Sunshine’s six-month long season – from mid-November through mid-May – is testament to its prodigious snowfalls. It relies almost exclusively on natural snow, and has a system of what it calls “snow farming” in its vast above-timberline terrain to trap snow in webbed plastic fences, which later gets groomed out by Sunshine’s mountain crews.
At $238 a night, a room during the early season at the Sunshine Mountain Lodge is a bargain, when you consider that it comes with breakfast, two lift tickets – at $85 a pop – and a guarantee of fresh tracks if you are lucky enough awake to eight inches of fresh Canadian powder, as were we.
Our final day at Sunshine was one of those epic days of skiing that demands all that your quads can muster as you descend the steeps, and find your rhythm in the forgiving powder. It also left us yearning for more. Sunshine’s Goats Eye lift –with 1,900 feet of vertical elevation – was opening four days after we hopped our direct flight home.
Sunshine’s season extends to mid-May. Spring skiing in Banff sounds like a plan.

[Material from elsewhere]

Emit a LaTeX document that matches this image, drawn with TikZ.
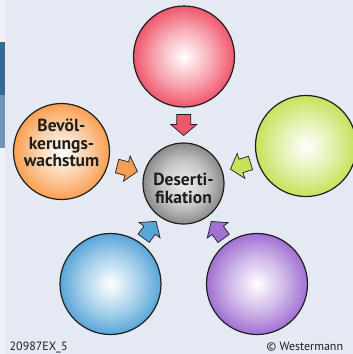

David McKay Wilson has written on travel over the past 30 years as a freelance journalist, with his travel stories appearing in The Boston Globe, Philadelphia Inquirer, Hartford Courant, New Haven Advocate, and Gannett News Service. An avid cyclist and skier, Wilson enjoys vacationing in the mountains and by the sea. His articles on public affairs have appeared regularly in The New York Times. He’s currently the nation’s top freelance writer for university alumni magazines, with his work appearing in publications at 81 colleges and universities, including Harvard, Columbia, Dartmouth, Brown and the University of Chicago.